Semarang – Sebanyak 13 difabel mencurahkan kisah perjuangan hidup mereka sejak lahir hingga mampu mandiri. Kisah itu mereka susun dalam sebuah antologi cerpen berlabel Kidung Harapan Menembus Batas.
Para penulis yang tinggal di Semarang, Ungaran, Malang, Kota Batu, Bandung, hingga Tangerang, adalah para penyandang beragam keterbatasan. Mulai dari tunanetra, autisma, disabilitas interlektual, austim spectrum disorder, sampai penyakit langka Friederich’s Ataxia yang di dunia ini disandang hanya oleh 7.000 orang.
Antologi cerpen itu diluncurkan berkaitan dengan acara Webinar Ngobrol Santai “Kidung Harapan Menembus Batas” yang digelar oleh Yayasan Setara di Semarang yang membahas tentang perlindungan dan peningkatan keterampilan anak selama masa pandemi Covid-19, Kamis (31/12). Yayasan Setara merupakan mitra UNICEF yang sangat peduli terhadap perlindungan anak.
Di dalam kisah para difabel itu juga termuat kisah pendampingan orangtua mereka yang sangat luar biasa sehingga mampu menyemangati dan membuat buah hati mereka mandiri dengan keistimewaannya.
Novi Dibyantari dari Sahabat Difabel, sosok yang selalu mendampingi para difabel di Roemah Difabel Semarang menjelaskan bahwa antologi cerpen itu dapat terwujud karena kerja sama banyak pihak.
“UNICEF pada Februari 2020 lalu. Kemudian berlanjut pada Juli, September, lalu ada webinar. Akhirnya kami tetap mampu berpikir kreatif meski pandemi. Kami mengaambil topik tentang kecakapan hidup. Nondifabel dan difabel harus punya semangat yang sama. Tantangannya memang berbeda, kesulitannya pun berbeda.
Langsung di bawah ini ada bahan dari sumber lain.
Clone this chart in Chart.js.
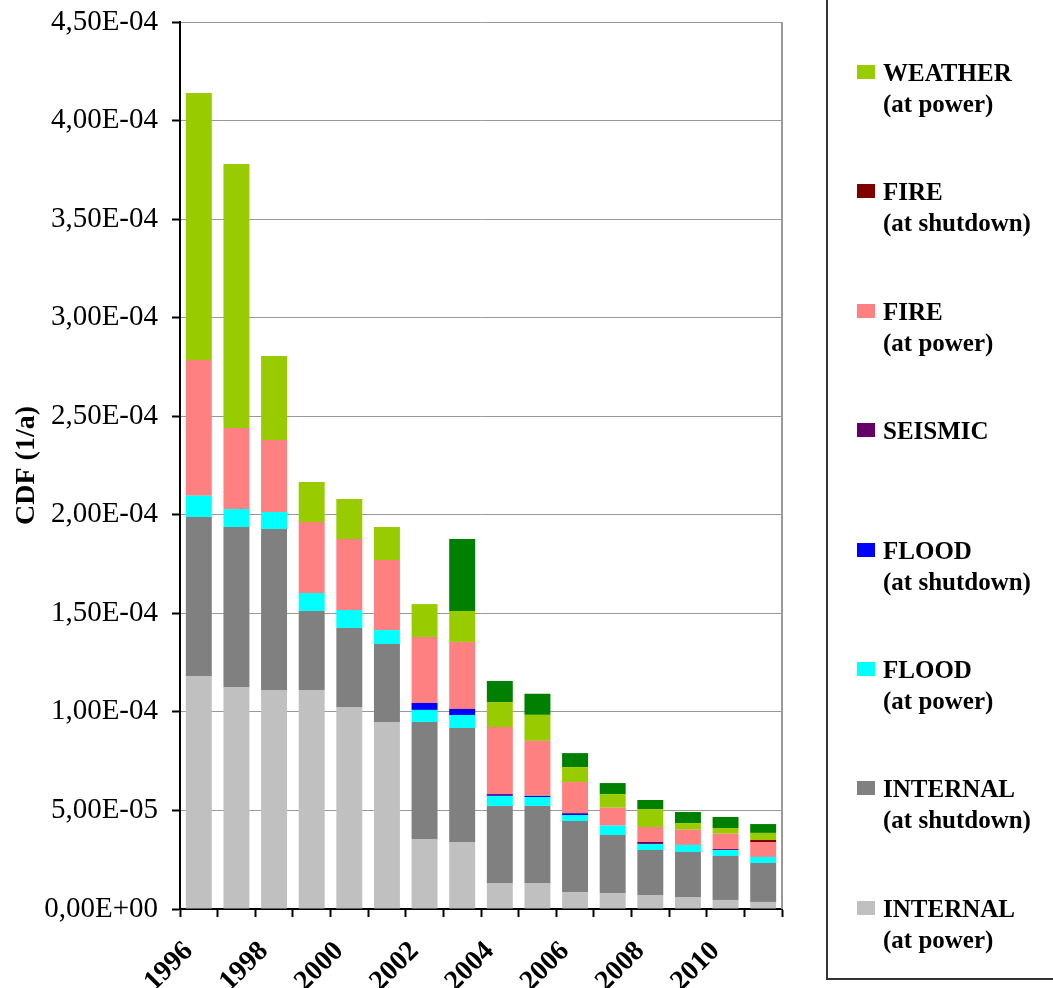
<!DOCTYPE html>
<html>
<head>
<meta charset="utf-8">
<script src="https://cdn.jsdelivr.net/npm/chart.js@4"></script>
<style>
  body { margin: 0; background: #fff; overflow: hidden; }
  #wrap { position: relative; width: 1053px; height: 988px; }
  #legend {
    position: absolute; left: 826px; top: -60px; width: 260px; height: 1040px;
    border: 2px solid #333; box-sizing: border-box;
    font-family: "Liberation Serif", "Times New Roman", serif; font-weight: bold; font-size: 25px;
  }
  .item { position: absolute; left: 29px; line-height: 31px; }
  .sw { position: absolute; left: 0; top: 8px; width: 18px; height: 14px; }
  .txt { margin-left: 26px; white-space: pre; }
</style>
</head>
<body>
<div id="wrap">
  <canvas id="chart"></canvas>
  <div id="legend"></div>
</div>
<script>
// --- Data (CDF per year, 1/a) ---
const years = ['1996','1997','1998','1999','2000','2001','2002','2003','2004','2005','2006','2007','2008','2009','2010','2011'];

const internalPower    = [1.182e-4, 1.126e-4, 1.111e-4, 1.111e-4, 1.025e-4, 0.949e-4, 0.355e-4, 0.340e-4, 0.132e-4, 0.132e-4, 0.086e-4, 0.081e-4, 0.071e-4, 0.061e-4, 0.046e-4, 0.036e-4];
const internalShutdown = [0.807e-4, 0.812e-4, 0.817e-4, 0.401e-4, 0.401e-4, 0.395e-4, 0.594e-4, 0.578e-4, 0.391e-4, 0.391e-4, 0.360e-4, 0.294e-4, 0.228e-4, 0.228e-4, 0.223e-4, 0.197e-4];
const floodPower       = [0.108e-4, 0.091e-4, 0.086e-4, 0.091e-4, 0.091e-4, 0.071e-4, 0.061e-4, 0.066e-4, 0.050e-4, 0.045e-4, 0.031e-4, 0.048e-4, 0.031e-4, 0.036e-4, 0.030e-4, 0.031e-4];
const floodShutdown    = [0, 0, 0, 0, 0, 0, 0.035e-4, 0.031e-4, 0.004e-4, 0.006e-4, 0.006e-4, 0, 0, 0, 0, 0];
const seismic          = [0, 0, 0, 0, 0, 0, 0, 0, 0.006e-4, 0, 0.004e-4, 0, 0.010e-4, 0, 0.005e-4, 0];
const firePower        = [0.688e-4, 0.411e-4, 0.365e-4, 0.360e-4, 0.360e-4, 0.355e-4, 0.335e-4, 0.340e-4, 0.340e-4, 0.279e-4, 0.157e-4, 0.091e-4, 0.076e-4, 0.077e-4, 0.078e-4, 0.076e-4];
const fireShutdown     = [0, 0, 0, 0, 0, 0, 0, 0, 0, 0, 0, 0, 0, 0, 0, 0.010e-4];
const weatherPower     = [1.355e-4, 1.339e-4, 0.426e-4, 0.203e-4, 0.203e-4, 0.168e-4, 0.167e-4, 0.157e-4, 0.127e-4, 0.132e-4, 0.076e-4, 0.069e-4, 0.091e-4, 0.034e-4, 0.029e-4, 0.036e-4];
const weatherShutdown  = [0, 0, 0, 0, 0, 0, 0, 0.365e-4, 0.107e-4, 0.107e-4, 0.071e-4, 0.056e-4, 0.046e-4, 0.056e-4, 0.056e-4, 0.045e-4];

// bottom to top; hidden = legend entry is cut off in the original
const series = [
  { label: 'INTERNAL\n(at power)',    data: internalPower,    color: '#C0C0C0' },
  { label: 'INTERNAL\n(at shutdown)', data: internalShutdown, color: '#808080' },
  { label: 'FLOOD\n(at power)',       data: floodPower,       color: '#00FFFF' },
  { label: 'FLOOD\n(at shutdown)',    data: floodShutdown,    color: '#0000FF' },
  { label: 'SEISMIC',                 data: seismic,          color: '#660066' },
  { label: 'FIRE\n(at power)',        data: firePower,        color: '#FF8080' },
  { label: 'FIRE\n(at shutdown)',     data: fireShutdown,     color: '#800000' },
  { label: 'WEATHER\n(at power)',     data: weatherPower,     color: '#99CC00' },
  { label: 'WEATHER\n(at shutdown)',  data: weatherShutdown,  color: '#008000', hidden: true }
];

const serif = '"Liberation Serif", "Times New Roman", serif';

// right border of the plot area
const frame = {
  id: 'frame',
  afterDraw(chart) {
    const { ctx, chartArea: a } = chart;
    ctx.save();
    ctx.strokeStyle = '#999';
    ctx.lineWidth = 2;
    ctx.beginPath();
    ctx.moveTo(a.right, a.top);
    ctx.lineTo(a.right, a.bottom);
    ctx.stroke();
    ctx.restore();
  }
};

function fmtSci(v) {
  // 4.5e-4 -> "4,50E-04"
  return v.toExponential(2).replace('.', ',').replace(/e([+-])(\d)$/, 'E$10$2').replace('e', 'E');
}

new Chart(document.getElementById('chart'), {
  type: 'bar',
  data: {
    labels: years,
    datasets: series.map(s => ({
      label: s.label,
      data: s.data,
      backgroundColor: s.color,
      borderWidth: 0,
      barPercentage: 0.69,
      categoryPercentage: 1
    }))
  },
  options: {
    responsive: true,
    maintainAspectRatio: false,
    animation: false,
    layout: { padding: { top: 22, right: 271, left: 0, bottom: 0 } },
    plugins: { legend: { display: false }, tooltip: { enabled: false } },
    scales: {
      x: {
        stacked: true,
        offset: true,
        grid: { offset: true, drawOnChartArea: false, tickLength: 8, tickColor: '#000', tickWidth: 2 },
        border: { color: '#000', width: 2 },
        ticks: {
          autoSkip: false,
          minRotation: 45,
          maxRotation: 45,
          padding: 18,
          labelOffset: -10,
          color: '#000',
          font: { family: serif, size: 28, weight: 'bold' },
          callback: (v, i) => (i % 2 === 0 ? years[i] : '')
        },
        afterFit: s => { s.height = 79; }
      },
      y: {
        stacked: true,
        min: 0,
        max: 4.5e-4,
        grid: { color: '#999', lineWidth: 1, tickLength: 8, tickColor: '#000', tickWidth: 2 },
        border: { color: '#000', width: 2 },
        ticks: {
          stepSize: 5e-5,
          padding: 14,
          color: '#000',
          font: { family: serif, size: 29 },
          callback: v => fmtSci(v)
        },
        title: {
          display: true,
          text: 'CDF (1/a)',
          color: '#000',
          font: { family: serif, size: 28, weight: 'bold' },
          padding: { top: 10, bottom: 0 }
        },
        afterFit: s => { s.width = 180; s.paddingTop = 0; s.paddingBottom = 0; }
      }
    }
  },
  plugins: [frame]
});

// legend, top entry first
const legend = document.getElementById('legend');
series.slice().reverse().filter(s => !s.hidden).forEach((s, i) => {
  const item = document.createElement('div');
  item.className = 'item';
  item.style.top = (115 + i * 119.4) + 'px';
  item.innerHTML = '<span class="sw" style="background:' + s.color + '"></span><div class="txt"></div>';
  item.querySelector('.txt').textContent = s.label;
  legend.appendChild(item);
});
</script>
</body>
</html>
Oleh karena itu hasilnya juga berbeda,” kata Novi.
Lalu pada tiga bulan terakhir tahun 2020 ada tantangan membuat antologi cerpen. “Dalam waktu tiga bulan dengan dukungan para penulis, orangtua dari para penulis, Yayasan Setara, dan Jurnalis Sahabat Anak; maka antologi cerpen itu terwujud,” ujarnya.
Arie Rukmantara, Kepala Perwakilan UNICEF Jawa – Bali mengatakan jalan literasi bagi anak-anak istimewa menjadi kawah yang bisa dinikmati semua orang.
“Mereka berbagi kisahnya, kesuksesannya, senyumannya dan kelindan rasa yang terus dipegang sampai saat ini. Kita semua percaya, cerita-cerita baik itu harus banyak dibagi. Biar kata-kata dalam bingkai cerita itu menerobos masuk ke dinding-dinding rumah, sekat-sekat penghalang dan pagar-pagar yang terpendam,” tutur Arie.